### [STATED TASK]
Write out the whole listing again, exactly as given.
---- DATA SHOWN
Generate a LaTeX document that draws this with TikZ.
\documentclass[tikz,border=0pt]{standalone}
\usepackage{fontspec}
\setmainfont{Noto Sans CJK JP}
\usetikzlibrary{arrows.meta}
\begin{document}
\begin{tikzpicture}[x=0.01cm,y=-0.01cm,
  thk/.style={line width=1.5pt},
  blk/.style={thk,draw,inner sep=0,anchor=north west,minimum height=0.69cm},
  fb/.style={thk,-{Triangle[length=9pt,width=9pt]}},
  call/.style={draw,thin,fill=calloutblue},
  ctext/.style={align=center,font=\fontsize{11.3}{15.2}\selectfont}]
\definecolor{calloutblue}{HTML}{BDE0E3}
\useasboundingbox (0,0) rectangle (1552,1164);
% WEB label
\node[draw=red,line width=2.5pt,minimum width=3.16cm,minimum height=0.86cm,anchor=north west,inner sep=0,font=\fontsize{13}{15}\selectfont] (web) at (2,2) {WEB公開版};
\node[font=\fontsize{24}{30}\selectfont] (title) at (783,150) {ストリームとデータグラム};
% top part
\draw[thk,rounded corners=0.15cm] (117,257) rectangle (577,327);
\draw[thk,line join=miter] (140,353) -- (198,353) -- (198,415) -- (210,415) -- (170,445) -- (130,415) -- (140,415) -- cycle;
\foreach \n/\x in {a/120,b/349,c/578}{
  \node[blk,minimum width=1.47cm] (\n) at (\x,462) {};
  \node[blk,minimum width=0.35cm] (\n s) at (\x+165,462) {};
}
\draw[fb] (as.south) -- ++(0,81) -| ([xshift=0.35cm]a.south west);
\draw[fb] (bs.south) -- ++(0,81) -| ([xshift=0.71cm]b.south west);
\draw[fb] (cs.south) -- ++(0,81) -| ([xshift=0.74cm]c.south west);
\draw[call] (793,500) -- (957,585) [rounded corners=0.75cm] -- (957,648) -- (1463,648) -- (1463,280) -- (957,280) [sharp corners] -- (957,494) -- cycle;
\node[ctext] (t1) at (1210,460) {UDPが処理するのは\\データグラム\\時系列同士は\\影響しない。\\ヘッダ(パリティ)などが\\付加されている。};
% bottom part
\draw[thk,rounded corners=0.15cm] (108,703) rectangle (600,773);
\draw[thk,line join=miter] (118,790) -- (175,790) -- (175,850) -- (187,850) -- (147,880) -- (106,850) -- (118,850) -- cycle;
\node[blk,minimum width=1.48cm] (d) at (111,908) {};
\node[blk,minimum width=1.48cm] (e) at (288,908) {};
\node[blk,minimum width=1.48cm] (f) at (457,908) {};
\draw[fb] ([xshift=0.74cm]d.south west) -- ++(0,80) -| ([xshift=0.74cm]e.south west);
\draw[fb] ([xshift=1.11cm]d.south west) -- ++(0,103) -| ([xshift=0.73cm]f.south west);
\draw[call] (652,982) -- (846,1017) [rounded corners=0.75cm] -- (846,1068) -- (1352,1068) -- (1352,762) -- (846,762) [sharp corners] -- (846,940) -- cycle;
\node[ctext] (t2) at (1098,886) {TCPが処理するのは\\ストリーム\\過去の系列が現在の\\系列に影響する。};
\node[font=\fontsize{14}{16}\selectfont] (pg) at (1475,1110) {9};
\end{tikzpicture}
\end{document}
--------
### [RESPONSE TO THIS EXERCISE]
Generate a LaTeX document that draws this with TikZ.
\documentclass[tikz,border=0pt]{standalone}
\usepackage{fontspec}
\setmainfont{Noto Sans CJK JP}
\usetikzlibrary{arrows.meta}
\begin{document}
\begin{tikzpicture}[x=0.01cm,y=-0.01cm,
  thk/.style={line width=1.5pt},
  blk/.style={thk,draw,inner sep=0,anchor=north west,minimum height=0.69cm},
  fb/.style={thk,-{Triangle[length=9pt,width=9pt]}},
  call/.style={draw,thin,fill=calloutblue},
  ctext/.style={align=center,font=\fontsize{11.3}{15.2}\selectfont}]
\definecolor{calloutblue}{HTML}{BDE0E3}
\useasboundingbox (0,0) rectangle (1552,1164);
% WEB label
\node[draw=red,line width=2.5pt,minimum width=3.16cm,minimum height=0.86cm,anchor=north west,inner sep=0,font=\fontsize{13}{15}\selectfont] (web) at (2,2) {WEB公開版};
\node[font=\fontsize{24}{30}\selectfont] (title) at (783,150) {ストリームとデータグラム};
% top part
\draw[thk,rounded corners=0.15cm] (117,257) rectangle (577,327);
\draw[thk,line join=miter] (140,353) -- (198,353) -- (198,415) -- (210,415) -- (170,445) -- (130,415) -- (140,415) -- cycle;
\foreach \n/\x in {a/120,b/349,c/578}{
  \node[blk,minimum width=1.47cm] (\n) at (\x,462) {};
  \node[blk,minimum width=0.35cm] (\n s) at (\x+165,462) {};
}
\draw[fb] (as.south) -- ++(0,81) -| ([xshift=0.35cm]a.south west);
\draw[fb] (bs.south) -- ++(0,81) -| ([xshift=0.71cm]b.south west);
\draw[fb] (cs.south) -- ++(0,81) -| ([xshift=0.74cm]c.south west);
\draw[call] (793,500) -- (957,585) [rounded corners=0.75cm] -- (957,648) -- (1463,648) -- (1463,280) -- (957,280) [sharp corners] -- (957,494) -- cycle;
\node[ctext] (t1) at (1210,460) {UDPが処理するのは\\データグラム\\時系列同士は\\影響しない。\\ヘッダ(パリティ)などが\\付加されている。};
% bottom part
\draw[thk,rounded corners=0.15cm] (108,703) rectangle (600,773);
\draw[thk,line join=miter] (118,790) -- (175,790) -- (175,850) -- (187,850) -- (147,880) -- (106,850) -- (118,850) -- cycle;
\node[blk,minimum width=1.48cm] (d) at (111,908) {};
\node[blk,minimum width=1.48cm] (e) at (288,908) {};
\node[blk,minimum width=1.48cm] (f) at (457,908) {};
\draw[fb] ([xshift=0.74cm]d.south west) -- ++(0,80) -| ([xshift=0.74cm]e.south west);
\draw[fb] ([xshift=1.11cm]d.south west) -- ++(0,103) -| ([xshift=0.73cm]f.south west);
\draw[call] (652,982) -- (846,1017) [rounded corners=0.75cm] -- (846,1068) -- (1352,1068) -- (1352,762) -- (846,762) [sharp corners] -- (846,940) -- cycle;
\node[ctext] (t2) at (1098,886) {TCPが処理するのは\\ストリーム\\過去の系列が現在の\\系列に影響する。};
\node[font=\fontsize{14}{16}\selectfont] (pg) at (1475,1110) {9};
\end{tikzpicture}
\end{document}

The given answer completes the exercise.